Conversely, Asia excluding China saw a 1.3% increase in production, driven by capacity expansions in India and Southeast Asia. This growth is supported by improved regulatory environments and access to relatively cheaper energy, with new smelters coming online and existing facilities ramping up output.

Europe, including Russia, posted a strong 3.4% year-on-year growth. This rebound follows partial recovery from previous curtailments related to high energy prices. Several European smelters have resumed or increased production as electricity costs stabilize, while Russia maintains steady output due to integrated supply chains and robust domestic demand.

Oceania’s aluminium production rose by 3.0%, buoyed by stable hydropower-based smelting operations in Australia and New Zealand. These operations benefit from relatively low and consistent energy costs, along with efficiency improvements and steady demand.

In the Gulf Cooperation Council (GCC) region, production declined 2.8%, primarily due to maintenance shutdowns and temporary operational adjustments after a period of strong output.
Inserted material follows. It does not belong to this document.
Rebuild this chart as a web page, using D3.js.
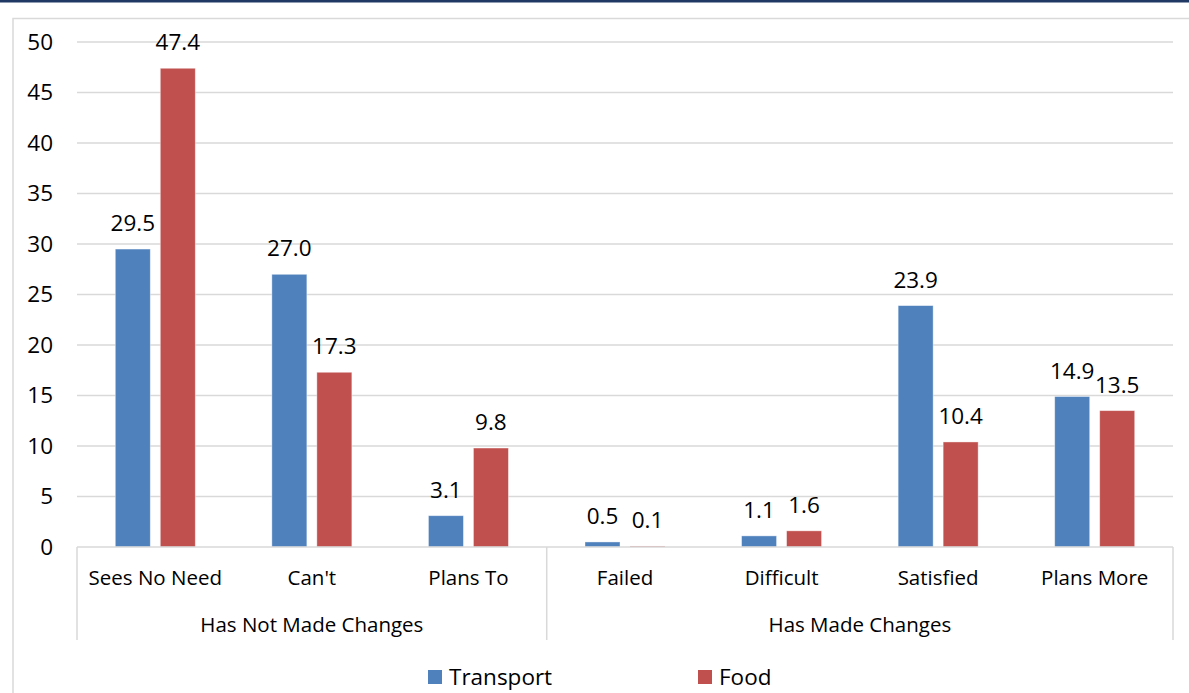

Despite access to low-cost energy, these short-term factors have weighed on production levels.

Finally, the estimated unreported production to the International Aluminium Institute remained unchanged, representing stable output from regions or producers not formally reporting.

Impact of pricing

On a 2MCY basis, LME aluminium prices averaged $3,122/t in 2MCY’26, marking a strong increase from $2,615/t in 2MCY’25. Meanwhile, LME inventories declined by around 18% y-o-y, easing to an average of 490,000 tonnes from 581,700 tonnes over the same period.

In Jan’26, prices were supported by ongoing concerns over tight physical availability and supply constraints, with global reported stocks trending lower as physical premiums, particularly in Asia, remained firm amid strong industrial demand. In Feb’26, Chinese and Asian domestic aluminium markets also saw sustained price support, as limited warehouse stocks and robust demand from manufacturing and energy transition sectors kept inventory draws visible and underpinned LME pricing, helping sustain elevated average price levels and contributing to the year‑on‑year reduction in reported inventory levels.

Moreover, ongoing geopolitical tensions, particularly disruptions in the Middle East affecting key production and shipping routes, have amplified supply concerns, keeping inventories tight and supporting price levels.

Outlook

Global primary aluminium production is likely to experience minor corrections or slower growth in the near term due to significant disruptions in key producing regions. In the Middle East, the ongoing US-Israeli conflict in Iran has led to output curtailments, with Aluminium Bahrain (Alba) halting shipments and shutting down some reduction lines, and Qatalum in Qatar initiating a controlled production shutdown amid gas supply issues. Shipping risks through the Strait of Hormuz further threaten continuity of Gulf output, tightening supply.

Additionally, the Mozal smelter in Mozambique is set to enter care and maintenance from March 2026 due to unresolved power supply issues, removing a significant source of primary aluminium. These closures, combined with the slow restart times typical of energy-intensive smelters, are expected to keep inventories tight, elevate physical premiums, and sustain volatility in global aluminium markets, making minor output corrections likely in the coming months.